Don't get me wrong - I am not against any of these subjects in their own right, and I defend to my last breath the right of every child to a broad, balanced curriculum which enables them to build cultural capital and a sound knowledge base. I am deeply worried by the way in which this has been perverted into an ideological crusade based on selective interpretation of evidence, prejudice and anecdote. *
It is certainly true that in languages we have suffered in the past from "gaming" and "guided options". But simply shoe-horning every child into a GCSE examination is plain wrong-headed. It is yet again the wrong answer to the right question. We had over the years developed alternative accreditation routes in languages that offered different challenges to different groups of pupils and were no less rigorous for doing so. Despite all of this imaginative work, the likes of Asset Languages, CBLC, NVQ Units, Edexcel Vocational French GCSE and ABC Units were swept away by Gove's myopic resistance to anything that wasn't GCSE. (I did once send him an Asset Languages Intermediate French Reading paper and asked for his comments on its "rigour". Needless to say, he never replied.)

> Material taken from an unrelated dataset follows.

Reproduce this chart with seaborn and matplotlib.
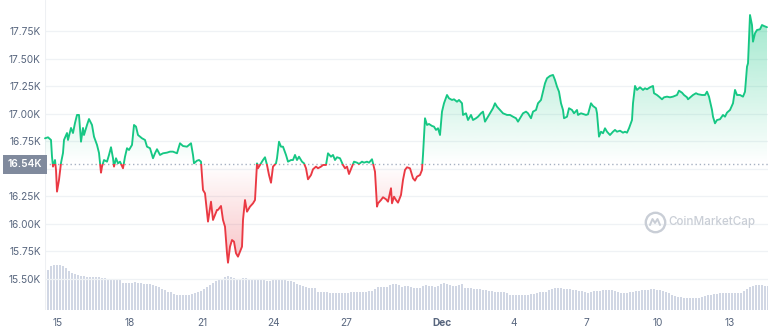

So now we're left with a potentially catastrophic one-size-fits-all assessment and the prospect of trying to motivate disaffected Year 11 students again. All very well for Nick Gibb to pronounce on this. He'll never have to do it. And yet he must have a brain the size of a planet, because he knows the difference between a performance measure and an accountability measure. (Hint - it's approximately the same as the difference between "over-firmly denying" and "lying")
*Nick Gibb talks about how good 15 year olds in Shanghai are at maths. He doesn't mention the "tiger mother" syndrome, the sweat-shop over-coaching that gives Chinese pupils 14 hour days and deprives them of a childhood, and the fact that most pupils in China leave school at 14. The 15 year olds are the ones whose parents have the money to keep them on and the sharp-elbowed desire to see them "succeed". He also conveniently omits any reference to adolescent suicide rates and incidences of self-harming. Be careful what you wish for.